イスラム教の預言者らが説いた高齢者への接し方
イスラム教シーア派の第4代イマーム・サッジャードは、「お年寄りにはその年齢ゆえに敬意を払え。彼らには穏やかに接しよ。彼らの地位を上げよ」と説きました。
イスラム教の道徳においては、年齢を重ねることに対する敬意が人間としての尊厳を保つ基準とされています。

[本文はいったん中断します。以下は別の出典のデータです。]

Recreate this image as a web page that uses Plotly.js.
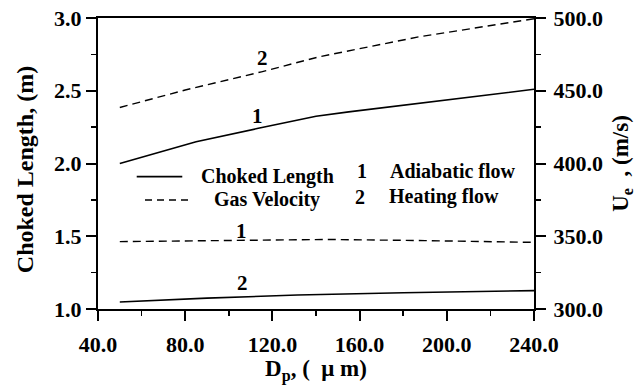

今日の世界では、高齢者の数が日に日に増えていることで、歳をとることやお年寄りとの関係の築き方が社会で重要なテーマのひとつとなっています。したがって、この問題に対する宗教的教えをひもとくことが、これまでになく重要になってきています。
西洋文明における高齢者との接し方
西洋文明における高齢者への敬意の程度は、イスラム社会のそれと比べて示唆的な落差があります。西側諸国に多数の老人ホームがあることは、その社会で高齢者の地位がきわめて脆弱で低いことを物語っています。残念ながら、現在ではこうした西側の価値観が、イスラム社会にも流入し、老人ホームの増加が見られるようになっています。しかし、本来のイスラムの教えでは、子供は自分の親の世話をする義務を負っています。
預言者の一門が語った高齢者の地位
イスラム教の預言者ムハンマドやその一門は、高齢者を敬うことを宗教的・倫理的価値があることと強調していました。それによれば、高齢者に対して礼節をもって接することは、彼らの精神的健康や自信を高めることにつながります。
イスラム教シーア派の第4代イマーム・サッジャードは、
「お年寄りにはその年齢ゆえに敬意を払え。彼らには穏やかに接しよ。彼らの地位を上げよ」
と説きました。
預言者一門が言うには、人は歳を重ねると、それだけ神から受ける慈悲が高まるとされます。シーア派第6代イマーム・サーデグは、これについて「ある信仰者が50歳になれば、神は彼の行いを大目に見てくれるだろう。60歳になれば、彼の懺悔を恵みとして与えるだろう。70歳になれば、神は彼を友としてみるだろう。80歳になれば、神は彼の善行のみを記し、悪行は帳消しにするだろう。90歳になれば、神は彼の過去および将来の罪を赦すだろう」と述べています。
また、預言者ムハンマドも次のように語っています。
「お年寄りを敬え。お年寄りを敬うことは、神を敬うことである。お年寄りを敬わない者は、我々と信仰を同じくする者ではない」
イマーム・サーデグも同じように、「白髭の(=高齢の)信仰者を敬うことは、神を敬うことである。信仰者を敬う者は、神を敬う者である。もし白髭の信仰者をぞんざいに扱う者がいれば、神はその者が死ぬ前に、誰かが彼をぞんざいに扱うよう遣わすだろう」と語っています。
高齢者に自分から挨拶すること
イマーム・サーデグは「年下から年上に挨拶すること」と述べています。また、年配より先に話し始めることがあってはならないとし、「ある日、年配と若者が2人で預言者のもとを訪れた。若者が年配より先に話し始めると、預言者は『まず年配から話しなさい』と諫めた」と語っています。
礼拝で高齢者の体調に配慮する
預言者は、次のように語っています。
「誰でも礼拝の先導師になる者は、子供やお年寄り、障害者、病人のために礼拝を手早く終わらせなさい」
高齢者に先んじないこと
預言者に水が振舞われた際、預言者は「まず年配の者から水を与えなさい」と語りました。